Pudovkin and Eisenstein which was raised as a post on Variety's post and is often wheeled out when speaking genres isn't contestable alongside Greengrass.
They are the Eves or Adams, much studied and dissected in film schools and in which thousands following have paid hommage one way or another e.g. BattleShip P. and The Untouchables.
The kinetic-aesthetic look Greengrass rides us along in Bourne has strands from a milestone visual shift in the 90s with US drama Homicide - Life on the Street (handheld) and Bochco's NYPD Blue, where the plane of filmmaker frees up again and the viewer appears almost to be onset caught up in the frenzy.
Peter Yates' Bullitt freed up areas of film directing before and many others have done since.
Hit TV series 24 does handheld, in some parts even with a DVCam - see if you can spot it.
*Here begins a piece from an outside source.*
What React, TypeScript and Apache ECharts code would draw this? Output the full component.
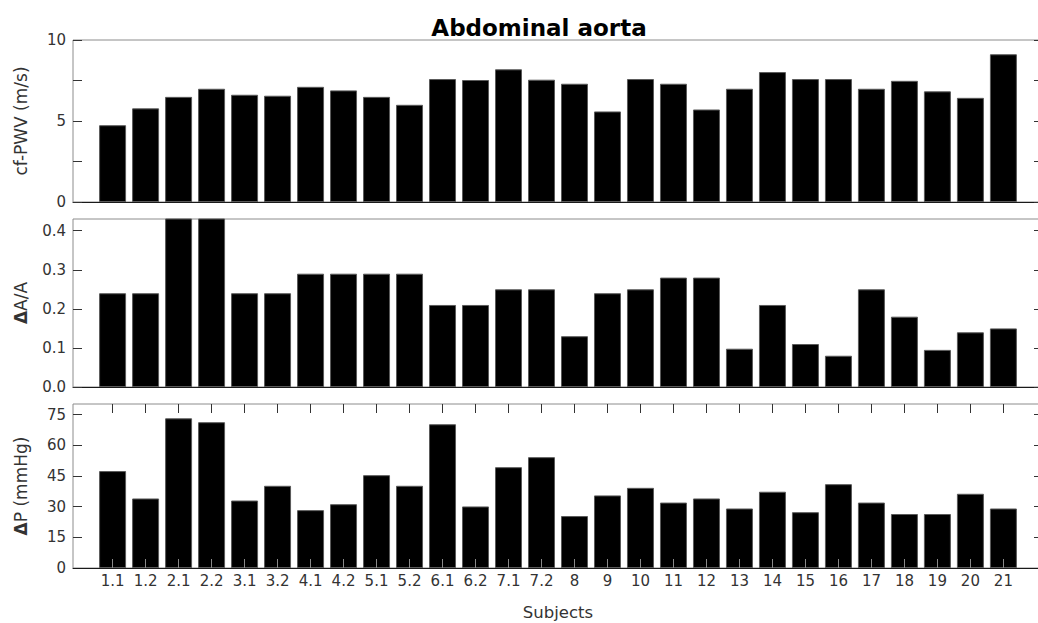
import React, { useEffect, useRef } from "react";
import * as echarts from "echarts";

const subjects = ["1.1","1.2","2.1","2.2","3.1","3.2","4.1","4.2","5.1","5.2","6.1","6.2","7.1","7.2","8","9","10","11","12","13","14","15","16","17","18","19","20","21"];
const pwv = [4.74,5.78,6.49,6.99,6.62,6.56,7.11,6.89,6.49,6.0,7.59,7.53,8.19,7.55,7.3,5.59,7.59,7.3,5.71,6.99,8.02,7.59,7.59,6.99,7.48,6.83,6.43,9.12];
const dAA = [0.24,0.24,0.48,0.48,0.24,0.24,0.29,0.29,0.29,0.29,0.21,0.21,0.25,0.25,0.13,0.24,0.25,0.28,0.28,0.098,0.21,0.11,0.08,0.25,0.18,0.095,0.14,0.15];
const dP = [47.4,34,73.2,71.3,33,40.2,28.3,31.2,45.4,40.2,70.3,30.1,49.3,54.2,25.4,35.5,39.2,32,34,29.1,37.3,27.3,41,32,26.4,26.4,36.3,29.1];

const pwvTicks = [0, 2.5, 5, 7.5, 10];
const pwvLabels = [0, 5, 10];
const aaTicks = [0, 0.1, 0.2, 0.3, 0.4];
const dpTicks = [0, 15, 30, 45, 60, 75];

const FONT = "DejaVu Sans";
const LABEL = "#333";

export default function App() {
  const ref = useRef<HTMLDivElement>(null);
  useEffect(() => {
    if (!ref.current) return;
    const chart = echarts.init(ref.current, undefined, { renderer: "svg" });
    const positions = subjects.map((_, i) => i + 1);
    const grids = [
      { left: 73, top: 40, width: 970, height: 162 },
      { left: 73, top: 219, width: 970, height: 168 },
      { left: 73, top: 404, width: 970, height: 164 },
    ].map((g) => ({
      ...g,
      show: true,
      borderColor: "#8c8c8c",
      borderWidth: 1,
      containLabel: false,
      outerBoundsMode: "none",
    }));

    const xBase = (gi: number, last: boolean) => ({
      type: "value",
      gridIndex: gi,
      min: -0.2,
      max: 29.2,
      position: "bottom",
      splitLine: { show: false },
      axisLine: { show: true, onZero: false, lineStyle: { color: "#1a1a1a", width: 1 } },
      axisTick: last
        ? { show: true, inside: true, length: 9, customValues: positions, lineStyle: { color: "#8a8a8a" } }
        : { show: false },
      axisLabel: last
        ? {
            show: true,
            customValues: positions,
            margin: 5,
            color: LABEL,
            fontFamily: FONT,
            fontSize: 15,
            formatter: (v: number) => subjects[Math.round(v) - 1] ?? "",
          }
        : { show: false },
      name: last ? "Subjects" : "",
      nameLocation: "middle",
      nameGap: 36,
      nameTextStyle: { color: LABEL, fontFamily: FONT, fontSize: 16.5 },
      z: last ? 3 : 0,
    });

    const xAxes: any[] = [xBase(0, false), xBase(1, false), xBase(2, true)];
    xAxes.push({
      type: "value",
      gridIndex: 2,
      min: -0.2,
      max: 29.2,
      position: "top",
      splitLine: { show: false },
      axisLine: { show: false, onZero: false },
      axisTick: { show: true, inside: true, length: 9, customValues: positions, lineStyle: { color: "#333" } },
      axisLabel: { show: false },
    });

    const nameStyle = {
      color: LABEL,
      fontFamily: FONT,
      fontSize: 17,
      rich: { d: { fontFamily: FONT, fontSize: 17, fontWeight: "bold", color: LABEL } },
    };

    const yPair = (gi: number, min: number, max: number, ticks: number[], labels: number[], fmt: (v: number) => string, name: string) => [
      {
        type: "value",
        gridIndex: gi,
        min,
        max,
        position: "left",
        splitLine: { show: false },
        axisLine: { show: false, onZero: false },
        axisTick: { show: true, inside: true, length: 9, customValues: ticks, lineStyle: { color: "#333" } },
        axisLabel: { show: true, customValues: labels, margin: 7, color: LABEL, fontFamily: FONT, fontSize: 15, formatter: fmt },
        name,
        nameLocation: "middle",
        nameGap: 44,
        nameTextStyle: nameStyle,
      },
      {
        type: "value",
        gridIndex: gi,
        min,
        max,
        position: "right",
        splitLine: { show: false },
        axisLine: { show: false, onZero: false },
        axisTick: { show: true, inside: true, length: 9, customValues: ticks, lineStyle: { color: "#333" } },
        axisLabel: { show: false },
      },
    ];

    const yAxes = [
      ...yPair(0, 0, 10, pwvTicks, pwvLabels, (v) => String(v), "cf-PWV (m/s)"),
      ...yPair(1, 0, 0.43, aaTicks, aaTicks, (v) => v.toFixed(1), "{d|Δ}A/A"),
      ...yPair(2, 0, 80.2, dpTicks, dpTicks, (v) => String(v), "{d|Δ}P (mmHg)"),
    ];

    const barSeries = (values: number[], idx: number) => ({
      type: "bar",
      xAxisIndex: idx,
      yAxisIndex: idx * 2,
      barWidth: 27,
      clip: true,
      itemStyle: { color: "#000", borderColor: "#5a5a5a", borderWidth: 1 },
      data: values.map((v, i) => [positions[i], v]),
    });

    chart.setOption({
      animation: false,
      backgroundColor: "#fff",
      grid: grids,
      xAxis: xAxes,
      yAxis: yAxes,
      graphic: [
        {
          type: "text",
          x: 539,
          y: 28,
          style: {
            text: "Abdominal aorta",
            align: "center",
            verticalAlign: "middle",
            fontFamily: FONT,
            fontSize: 23,
            fontWeight: "bold",
            fill: "#000",
          },
        },
      ],
      series: [barSeries(pwv, 0), barSeries(dAA, 1), barSeries(dP, 2)],
    });
    return () => chart.dispose();
  }, []);
  return <div ref={ref} style={{ position: "fixed", left: 0, top: 0, width: 1038, height: 623 }} />;
}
For videojournalists like myself , Paul and his team up the ante.
There's a photojournalistic quality and an added energy within the lens (those movements), let alone the scene, that has a visceral quotient a bit like Marmite (British spread) you either absolutely love it or you absolutely don't.
Personally, I am hugely wowed, as are students from the Masters programme I teach - a position which obviously won't be the same elsewhere.
But just as other directors and movies have influenced a genre, Greengrass has done something with the spy narrative and dramatic film (U93) that will yield comparisons alongside other directors and films I reckon for a long time to come.